3.4. Initial configuration¶
Initial configurations only concern the setup of a Git identity. If you are a Git-user, you should hence be good to go.
If you have not used the version control system Git before, you will need to
tell Git some information about you. This needs to be done only once.
In the following example, exchange Bob McBobFace
with your own name, and
bob@example.com
with your own email address.
# enter your home directory using the ~ shortcut
% cd ~
% git config --global --add user.name "Bob McBobFace"

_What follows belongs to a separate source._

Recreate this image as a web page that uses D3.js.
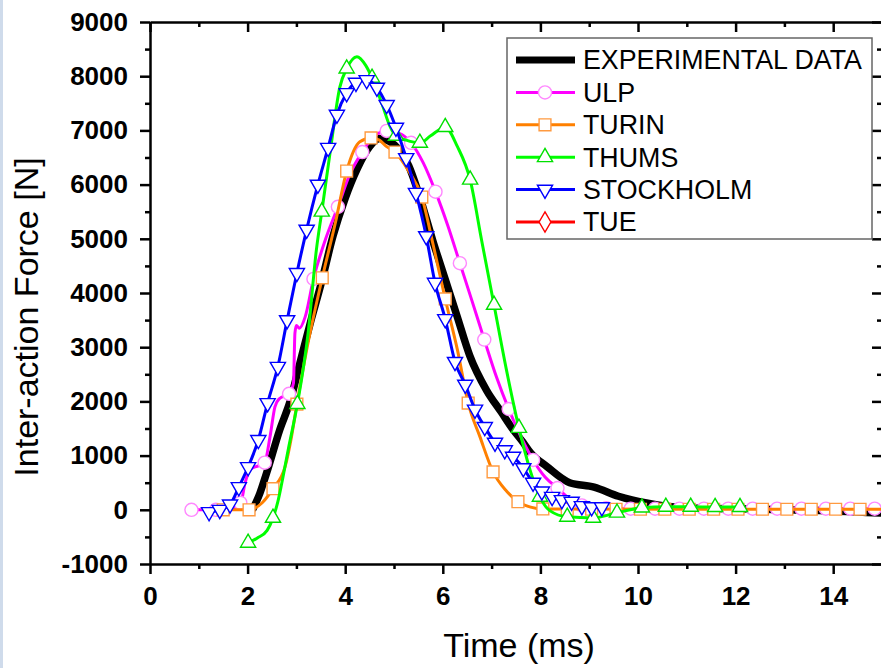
<!DOCTYPE html>
<html>
<head>
<meta charset="utf-8">
<script src="https://cdn.jsdelivr.net/npm/d3@7"></script>
<style>
body { margin: 0; background: #fff; }
svg { display: block; }
.axis path, .axis line { stroke: #000; stroke-width: 2.5; }
.axis text { font-family: "Liberation Sans", Arial, sans-serif; font-weight: bold; font-size: 26px; fill: #000; }
.title { font-family: "Liberation Sans", Arial, sans-serif; font-size: 34px; fill: #000; }
.legend text { font-family: "Liberation Sans", Arial, sans-serif; font-size: 26.8px; fill: #000; }
</style>
</head>
<body>
<svg width="881" height="668"></svg>
<script>
// ---- data ----
var xTicks = [0, 2, 4, 6, 8, 10, 12, 14];
var xMinor = [1, 3, 5, 7, 9, 11, 13, 15];
var yTicks = [-1000, 0, 1000, 2000, 3000, 4000, 5000, 6000, 7000, 8000, 9000];
var yMinor = [-500, 500, 1500, 2500, 3500, 4500, 5500, 6500, 7500, 8500];

var legendNames = ["EXPERIMENTAL DATA", "ULP", "TURIN", "THUMS", "STOCKHOLM", "TUE"];

var expLine = [[2.1,0],[2.25,300],[2.39,680],[2.66,1480],[2.87,2000],[3.07,2700],[3.3,3500],[3.5,4150],
  [3.75,5050],[4.0,5750],[4.25,6300],[4.5,6700],[4.7,6850],[4.9,6800],[5.1,6650],[5.3,6350],[5.5,5850],
  [5.8,4950],[6.05,4250],[6.3,3550],[6.55,2850],[6.9,2200],[7.2,1800],[7.44,1480],[7.64,1250],[7.8,1050],
  [8.13,800],[8.6,500],[9.1,420],[9.6,250],[10.2,120],[10.9,40],[12,20],[13,0],[14,-20],[15,-60]];

var ulpLine = [[0.85,0],[1.35,0],[1.7,20],[1.86,130],[1.95,500],[2.05,740],[2.35,870],[2.46,1350],
  [2.56,1900],[2.65,2050],[2.85,2140],[2.94,2340],[2.97,3260],[3.0,3400],[3.06,3350],[3.18,3560],
  [3.35,4260],[3.6,5000],[3.85,5590],[4.1,6200],[4.35,6600],[4.6,6900],[4.85,6990],[5.1,6950],
  [5.35,6770],[5.6,6400],[5.85,5870],[6.1,5250],[6.35,4550],[6.6,3850],[6.85,3140],[7.1,2450],
  [7.35,1860],[7.6,1350],[7.85,920],[8.1,600],[8.35,400],[8.6,200],[8.85,80],[9.35,30],[9.85,20],
  [10.35,20],[15,20]];
var ulpMarks = [[0.85,0],[1.35,0],[1.85,130],[2.35,870],[2.85,2140],[3.35,4260],[3.85,5590],
  [4.35,6600],[4.85,6990],[5.35,6770],[5.85,5870],[6.35,4550],[6.85,3140],[7.35,1860],[7.85,920],
  [8.35,400],[8.85,80],[9.35,30],[9.85,20],[10.35,20],[10.85,20],[11.35,20],[11.85,20],[12.35,20],
  [12.85,20],[13.35,20],[13.85,20],[14.35,20],[14.85,20]];

var turinLine = [[1.3,0],[1.5,0],[2.03,0],[2.3,130],[2.52,390],[2.77,800],[2.9,1350],[3.01,1950],
  [3.21,2950],[3.53,4280],[3.8,5300],[4.03,6250],[4.3,6790],[4.53,6860],[4.7,6820],[4.85,6700],
  [5.02,6600],[5.3,6250],[5.57,5770],[5.8,4900],[6.05,3890],[6.3,2950],[6.52,1970],[6.76,1350],
  [7.03,700],[7.3,350],[7.54,150],[7.8,50],[8.03,15],[15,10]];
var turinMarks = [[1.5,0],[2.03,0],[2.52,390],[3.01,1950],[3.53,4280],[4.03,6250],[4.53,6860],
  [5.02,6600],[5.57,5770],[6.05,3890],[6.52,1970],[7.03,700],[7.54,150],[8.05,15],[8.55,10],
  [9.05,10],[9.55,10],[10.05,10],[10.55,10],[11.05,10],[11.55,10],[12.05,10],[12.55,10],[13.05,10],
  [13.55,10],[14.05,10],[14.55,10]];

var thumsLine = [[2.01,-610],[2.2,-520],[2.4,-380],[2.52,-150],[2.62,150],[2.7,490],[2.83,1100],
  [3.02,1950],[3.24,3260],[3.41,4800],[3.52,5500],[3.69,6590],[3.89,7800],[4.03,8140],[4.24,8360],
  [4.42,8200],[4.55,7970],[4.75,7500],[4.92,7070],[5.04,6900],[5.25,6820],[5.53,6770],[5.75,6900],
  [6.05,7060],[6.3,6700],[6.56,6090],[6.8,4950],[7.05,3780],[7.3,2600],[7.56,1510],[7.8,700],
  [7.99,240],[8.2,-20],[8.55,-130],[9.08,-150],[9.57,-55],[10.08,40],[10.57,55],[11.08,55],
  [11.58,50],[12.09,50]];
var thumsMarks = [[2.01,-610],[2.52,-150],[3.02,1950],[3.52,5500],[4.03,8140],[4.55,7970],
  [5.04,6900],[5.53,6770],[6.05,7060],[6.56,6090],[7.05,3780],[7.56,1510],[7.99,240],[8.55,-130],
  [9.08,-150],[9.57,-55],[10.08,40],[10.57,55],[11.08,55],[11.58,50],[12.09,50]];

var stockLine = [[1.21,-40],[1.43,0],[1.64,100],[1.82,420],[2.01,790],[2.22,1290],[2.41,1970],
  [2.62,2640],[2.81,3500],[3.01,4370],[3.21,5170],[3.44,6000],[3.65,6680],[3.83,7290],[4.03,7690],
  [4.22,7880],[4.44,7930],[4.65,7790],[4.85,7470],[5.04,7050],[5.25,6490],[5.45,5850],[5.66,5050],
  [5.84,4190],[6.05,3520],[6.25,2730],[6.46,2310],[6.66,1850],[6.86,1530],[7.07,1240],[7.27,1100],
  [7.44,980],[7.65,770],[7.85,500],[8.03,340],[8.24,240],[8.44,180],[8.64,150],[8.85,70],[9.05,50],
  [9.26,50]];

// ---- setup ----
var margin = { top: 22, left: 150, bottom: 104, right: -1 };
var svg = d3.select('svg');
var svgWidth = 881, svgHeight = 668;

svg.append('rect').attr('width', svgWidth).attr('height', svgHeight).attr('fill', '#fff');
svg.append('rect').attr('width', 3).attr('height', svgHeight).attr('fill', '#cfdbeb'); // faint page edge

var xScale = d3.scaleLinear().domain([0, 15]).range([margin.left, svgWidth - margin.right]);
var yScale = d3.scaleLinear().domain([-1000, 9000]).range([svgHeight - margin.bottom, margin.top]);

var plotLeft = xScale.range()[0], plotRight = xScale.range()[1];
var plotTop = yScale.range()[1], plotBottom = yScale.range()[0];

var plainNum = function(d) { return String(d); }; // no thousands separator, hyphen minus

// ---- axes ----
function addAxis(axis, tx, ty, keepText) {
  var g = svg.append('g')
      .attr('class', 'axis')
      .attr('transform', 'translate(' + [tx, ty] + ')')
      .call(axis);
  if (!keepText) g.selectAll('.tick text').remove();
  return g;
}

// bottom
addAxis(d3.axisBottom(xScale).tickValues(xTicks).tickFormat(plainNum).tickSize(10).tickSizeOuter(0).tickPadding(13), 0, plotBottom, true);
addAxis(d3.axisBottom(xScale).tickValues(xMinor).tickSize(5).tickSizeOuter(0), 0, plotBottom, false)
  .select('.domain').remove();
// top (inward ticks)
addAxis(d3.axisTop(xScale).tickValues(xTicks).tickSizeInner(-10).tickSizeOuter(0), 0, plotTop, false);
addAxis(d3.axisTop(xScale).tickValues(xMinor).tickSizeInner(-5).tickSizeOuter(0), 0, plotTop, false)
  .select('.domain').remove();
// left
addAxis(d3.axisLeft(yScale).tickValues(yTicks).tickFormat(plainNum).tickSize(10).tickSizeOuter(0).tickPadding(12), plotLeft, 0, true);
addAxis(d3.axisLeft(yScale).tickValues(yMinor).tickSize(5).tickSizeOuter(0), plotLeft, 0, false)
  .select('.domain').remove();
// right (inward ticks)
addAxis(d3.axisRight(yScale).tickValues(yTicks).tickSizeInner(-10).tickSizeOuter(0), plotRight, 0, false);
addAxis(d3.axisRight(yScale).tickValues(yMinor).tickSizeInner(-5).tickSizeOuter(0), plotRight, 0, false)
  .select('.domain').remove();

// titles
svg.append('text').attr('class', 'title')
  .attr('x', 519).attr('y', 657)
  .attr('text-anchor', 'middle')
  .text('Time (ms)');
svg.append('text').attr('class', 'title')
  .attr('transform', 'translate(38,317) rotate(-90)')
  .attr('text-anchor', 'middle')
  .text('Inter-action Force [N]');

// ---- series ----
var line = d3.line()
  .x(function(d) { return xScale(d[0]); })
  .y(function(d) { return yScale(d[1]); })
  .curve(d3.curveMonotoneX);

var plot = svg.append('g');

function drawLine(data, color, width) {
  plot.append('path')
    .datum(data)
    .attr('d', line)
    .attr('fill', 'none')
    .attr('stroke', color)
    .attr('stroke-width', width)
    .attr('stroke-linejoin', 'round');
}

function drawMarks(data, type, size, stroke, rot) {
  var sym = d3.symbol().type(type).size(size);
  plot.selectAll(null)
    .data(data)
    .enter().append('path')
    .attr('d', sym)
    .attr('transform', function(d) {
      return 'translate(' + [xScale(d[0]), yScale(d[1])] + ') rotate(' + (rot || 0) + ')';
    })
    .attr('fill', '#fff')
    .attr('stroke', stroke)
    .attr('stroke-width', 1.4);
}

drawLine(expLine, '#000', 7.5);

drawLine(ulpLine, '#ff00ff', 3);
drawMarks(ulpMarks, d3.symbolCircle, 135, '#ff88ff');

drawLine(turinLine, '#ff8000', 3);
drawMarks(turinMarks, d3.symbolSquare, 140, '#ff9a40');

drawLine(thumsLine, '#00ff00', 3);
drawMarks(thumsMarks, d3.symbolTriangle, 100, '#00e000');

drawLine(stockLine, '#0000ff', 3);
drawMarks(stockLine, d3.symbolTriangle, 100, '#0000ff', 180);

// ---- legend ----
var legendColors = ['#000', '#ff00ff', '#ff8000', '#00ff00', '#0000ff', '#ff0000'];
var legendStroke = ['#000', '#ff88ff', '#ff9a40', '#00e000', '#0000ff', '#ff0000'];
var legendSymbols = [null, d3.symbolCircle, d3.symbolSquare, d3.symbolTriangle, d3.symbolTriangle, d3.symbolDiamond];
var legendSizes = [0, 135, 140, 100, 100, 120];

var legend = svg.append('g').attr('class', 'legend');
legend.append('rect')
  .attr('x', 507).attr('y', 38).attr('width', 365).attr('height', 201)
  .attr('fill', '#fff').attr('stroke', '#666').attr('stroke-width', 1.5);

var rows = legend.selectAll('.row')
  .data(legendNames)
  .enter().append('g')
  .attr('class', 'row')
  .attr('transform', function(d, i) { return 'translate(0,' + (60 + i * 32.4) + ')'; });

rows.append('line')
  .attr('x1', 516).attr('x2', 575)
  .attr('stroke', function(d, i) { return legendColors[i]; })
  .attr('stroke-width', function(d, i) { return i === 0 ? 7 : 3; });

rows.filter(function(d, i) { return i > 0; })
  .append('path')
  .attr('d', function(d) {
    var i = legendNames.indexOf(d);
    return d3.symbol().type(legendSymbols[i]).size(legendSizes[i])();
  })
  .attr('transform', function(d) {
    var i = legendNames.indexOf(d);
    return 'translate(545,0) rotate(' + (i === 4 ? 180 : 0) + ')';
  })
  .attr('fill', '#fff')
  .attr('stroke', function(d) { return legendStroke[legendNames.indexOf(d)]; })
  .attr('stroke-width', 1.4);

rows.append('text')
  .attr('x', 583).attr('y', 9.3)
  .text(function(d) { return d; });
</script>
</body>
</html>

% git config --global --add user.email bob@example.com
This information is used to track changes in the DataLad projects you will
be working on. Based on this information, changes you make are associated
with your name and email address, and you should use a real email address
and name – it does not establish a lot of trust nor is it helpful after a few
years if your history, especially in a collaborative project, shows
that changes were made by Anonymous
with the email
youdontgetmy@email.fu
.
And do not worry, you won’t get any emails from Git or DataLad.